PROVIDED DATA:
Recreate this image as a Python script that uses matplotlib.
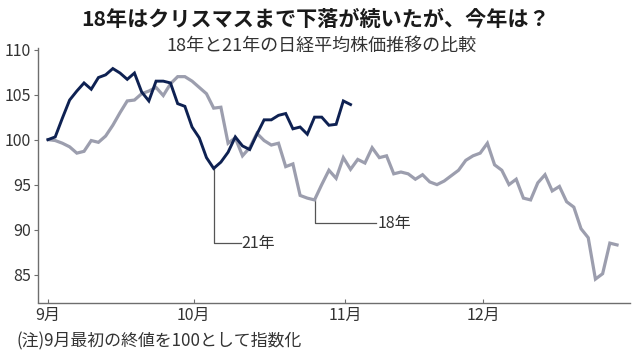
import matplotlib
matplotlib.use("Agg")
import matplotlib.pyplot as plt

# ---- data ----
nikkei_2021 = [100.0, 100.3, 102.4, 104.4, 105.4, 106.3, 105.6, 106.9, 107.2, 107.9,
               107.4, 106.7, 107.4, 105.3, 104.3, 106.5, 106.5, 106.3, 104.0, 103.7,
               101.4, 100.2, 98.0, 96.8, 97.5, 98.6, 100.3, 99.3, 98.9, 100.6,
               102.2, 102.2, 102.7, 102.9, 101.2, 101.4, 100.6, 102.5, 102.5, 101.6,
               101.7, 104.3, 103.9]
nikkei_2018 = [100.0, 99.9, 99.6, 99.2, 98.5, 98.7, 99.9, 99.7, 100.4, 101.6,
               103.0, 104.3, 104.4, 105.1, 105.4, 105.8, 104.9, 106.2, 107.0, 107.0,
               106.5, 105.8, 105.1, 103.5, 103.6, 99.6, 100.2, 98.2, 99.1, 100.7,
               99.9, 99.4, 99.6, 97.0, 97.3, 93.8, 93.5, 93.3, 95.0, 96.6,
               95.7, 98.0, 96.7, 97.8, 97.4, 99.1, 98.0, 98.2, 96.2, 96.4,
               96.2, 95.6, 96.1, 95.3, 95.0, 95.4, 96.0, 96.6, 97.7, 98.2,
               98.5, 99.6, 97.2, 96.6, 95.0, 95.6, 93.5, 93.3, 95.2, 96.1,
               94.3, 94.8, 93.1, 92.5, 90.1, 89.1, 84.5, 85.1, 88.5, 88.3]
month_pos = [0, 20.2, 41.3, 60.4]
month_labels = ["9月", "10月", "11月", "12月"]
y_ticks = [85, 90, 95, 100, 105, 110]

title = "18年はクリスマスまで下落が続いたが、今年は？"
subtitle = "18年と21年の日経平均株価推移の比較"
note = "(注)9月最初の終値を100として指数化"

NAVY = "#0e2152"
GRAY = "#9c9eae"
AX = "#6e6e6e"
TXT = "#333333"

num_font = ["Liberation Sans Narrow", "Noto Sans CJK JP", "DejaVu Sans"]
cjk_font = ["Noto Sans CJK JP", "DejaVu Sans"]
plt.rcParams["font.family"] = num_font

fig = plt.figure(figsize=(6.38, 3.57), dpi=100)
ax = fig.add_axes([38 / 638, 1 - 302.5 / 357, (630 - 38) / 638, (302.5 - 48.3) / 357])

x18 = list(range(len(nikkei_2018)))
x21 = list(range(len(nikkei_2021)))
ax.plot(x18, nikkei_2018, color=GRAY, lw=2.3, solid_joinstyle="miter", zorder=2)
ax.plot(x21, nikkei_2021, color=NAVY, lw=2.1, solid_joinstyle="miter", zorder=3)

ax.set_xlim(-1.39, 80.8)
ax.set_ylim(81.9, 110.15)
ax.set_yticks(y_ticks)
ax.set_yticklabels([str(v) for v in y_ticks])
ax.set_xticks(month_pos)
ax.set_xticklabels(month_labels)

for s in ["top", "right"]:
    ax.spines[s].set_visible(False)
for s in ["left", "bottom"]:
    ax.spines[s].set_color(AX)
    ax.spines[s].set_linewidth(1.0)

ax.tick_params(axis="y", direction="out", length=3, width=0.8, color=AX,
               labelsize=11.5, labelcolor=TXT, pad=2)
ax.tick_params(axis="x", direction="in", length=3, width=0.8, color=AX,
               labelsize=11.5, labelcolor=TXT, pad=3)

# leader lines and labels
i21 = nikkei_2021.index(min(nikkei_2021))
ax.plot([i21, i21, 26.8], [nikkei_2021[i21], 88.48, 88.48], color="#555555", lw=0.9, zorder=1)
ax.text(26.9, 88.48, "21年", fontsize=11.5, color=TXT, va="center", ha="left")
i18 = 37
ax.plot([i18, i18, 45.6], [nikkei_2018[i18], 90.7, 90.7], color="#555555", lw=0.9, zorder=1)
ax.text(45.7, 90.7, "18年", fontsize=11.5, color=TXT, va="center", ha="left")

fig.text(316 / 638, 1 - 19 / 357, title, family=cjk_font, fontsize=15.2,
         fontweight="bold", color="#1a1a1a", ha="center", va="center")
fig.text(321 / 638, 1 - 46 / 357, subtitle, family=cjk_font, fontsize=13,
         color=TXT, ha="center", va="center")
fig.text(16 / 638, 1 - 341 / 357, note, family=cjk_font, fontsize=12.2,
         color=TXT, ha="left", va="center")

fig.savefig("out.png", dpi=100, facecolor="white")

WHAT IS BEING ASKED: Only the lines from the start of the material through the line containing "import matplotlib.pyplot as plt" should be transcribed. Pictures stay out.

SOLUTION TO THIS TASK:
Recreate this image as a Python script that uses matplotlib.
import matplotlib
matplotlib.use("Agg")
import matplotlib.pyplot as plt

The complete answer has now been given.